Given problem |
Give the listing again character for character, but drop the images.

Information supplied |
┄┄┄┄┄┄┄┄┄┄┄┄┄┄┄┄┄┄┄┄

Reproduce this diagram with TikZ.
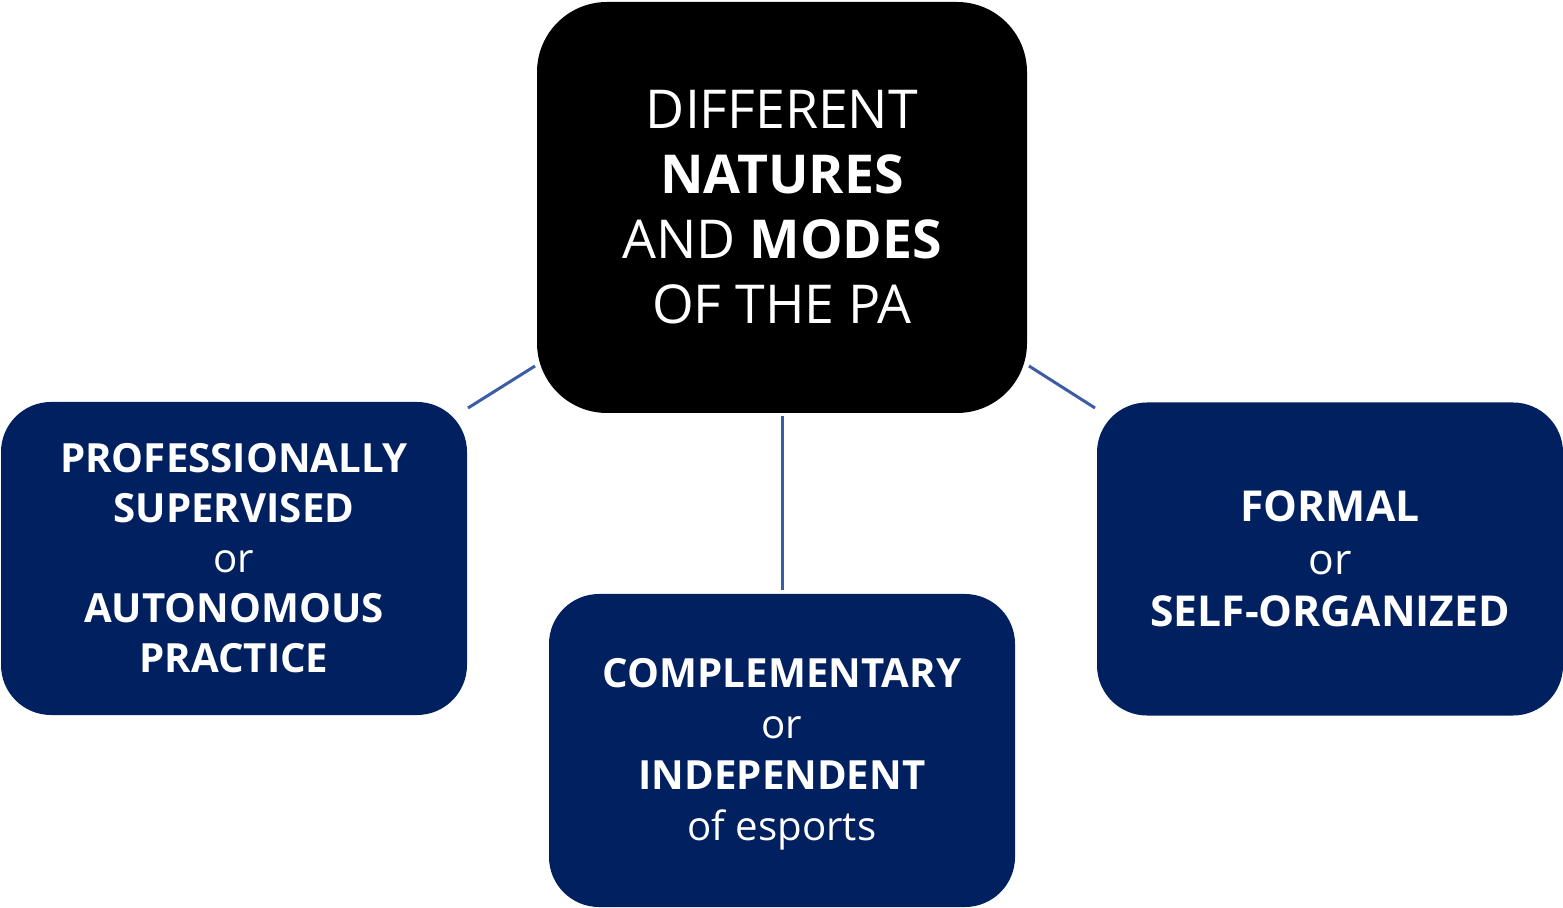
\documentclass[tikz,border=0pt]{standalone}
\usepackage{fontspec}
\setmainfont{Open Sans}
\definecolor{navy}{RGB}{0,32,96}
\definecolor{linkblue}{RGB}{59,93,166}
\begin{document}
\begin{tikzpicture}[x=0.5pt,y=-0.5pt,
  bigbox/.style={fill=black, rounded corners=35pt, inner sep=0pt, text=white, align=center,
    minimum width=245pt, minimum height=205.5pt,
    font=\fontsize{26.8pt}{32.5pt}\selectfont},
  smallbox/.style={fill=navy, rounded corners=25pt, inner sep=0pt, text=white, align=center,
    minimum width=233pt, minimum height=156.5pt},
  conn/.style={draw=linkblue, line width=1.5pt}]
\useasboundingbox (0,0) rectangle (1563,908);
\node[bigbox] (C) at (782,207.5) {DIFFERENT\\\textbf{NATURES}\\AND \textbf{MODES}\\OF THE PA};
\node[smallbox, font=\fontsize{20.1pt}{25pt}\selectfont] (L) at (234,558.5) {\textbf{PROFESSIONALLY}\\\textbf{SUPERVISED}\\or\\\textbf{AUTONOMOUS}\\\textbf{PRACTICE}};
\node[smallbox, font=\fontsize{20.1pt}{25.5pt}\selectfont] (M) at (782,750.5) {};
\node[font=\fontsize{20.1pt}{25.5pt}\selectfont, text=white, align=center, inner sep=0pt] (Mt) at (782,754) {\textbf{COMPLEMENTARY}\\or\\\textbf{INDEPENDENT}\\of esports};
\node[smallbox, font=\fontsize{21.3pt}{26.2pt}\selectfont] (R) at (1330,559) {\textbf{FORMAL}\\or\\\textbf{SELF-ORGANIZED}};
\coordinate (l1) at (468,408);
\coordinate (l2) at (535,366);
\coordinate (r1) at (1029,366);
\coordinate (r2) at (1095,408);
\draw[conn] (l1) -- (l2);
\draw[conn] (r1) -- (r2);
\draw[conn, shorten <=1.5pt, shorten >=2pt] (C.south) -- (M.north);
\end{tikzpicture}
\end{document}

┄┄┄┄┄┄┄┄┄┄┄┄┄┄┄┄┄┄┄┄

Problem solution |
Reproduce this diagram with TikZ.
\documentclass[tikz,border=0pt]{standalone}
\usepackage{fontspec}
\setmainfont{Open Sans}
\definecolor{navy}{RGB}{0,32,96}
\definecolor{linkblue}{RGB}{59,93,166}
\begin{document}
\begin{tikzpicture}[x=0.5pt,y=-0.5pt,
  bigbox/.style={fill=black, rounded corners=35pt, inner sep=0pt, text=white, align=center,
    minimum width=245pt, minimum height=205.5pt,
    font=\fontsize{26.8pt}{32.5pt}\selectfont},
  smallbox/.style={fill=navy, rounded corners=25pt, inner sep=0pt, text=white, align=center,
    minimum width=233pt, minimum height=156.5pt},
  conn/.style={draw=linkblue, line width=1.5pt}]
\useasboundingbox (0,0) rectangle (1563,908);
\node[bigbox] (C) at (782,207.5) {DIFFERENT\\\textbf{NATURES}\\AND \textbf{MODES}\\OF THE PA};
\node[smallbox, font=\fontsize{20.1pt}{25pt}\selectfont] (L) at (234,558.5) {\textbf{PROFESSIONALLY}\\\textbf{SUPERVISED}\\or\\\textbf{AUTONOMOUS}\\\textbf{PRACTICE}};
\node[smallbox, font=\fontsize{20.1pt}{25.5pt}\selectfont] (M) at (782,750.5) {};
\node[font=\fontsize{20.1pt}{25.5pt}\selectfont, text=white, align=center, inner sep=0pt] (Mt) at (782,754) {\textbf{COMPLEMENTARY}\\or\\\textbf{INDEPENDENT}\\of esports};
\node[smallbox, font=\fontsize{21.3pt}{26.2pt}\selectfont] (R) at (1330,559) {\textbf{FORMAL}\\or\\\textbf{SELF-ORGANIZED}};
\coordinate (l1) at (468,408);
\coordinate (l2) at (535,366);
\coordinate (r1) at (1029,366);
\coordinate (r2) at (1095,408);
\draw[conn] (l1) -- (l2);
\draw[conn] (r1) -- (r2);
\draw[conn, shorten <=1.5pt, shorten >=2pt] (C.south) -- (M.north);
\end{tikzpicture}
\end{document}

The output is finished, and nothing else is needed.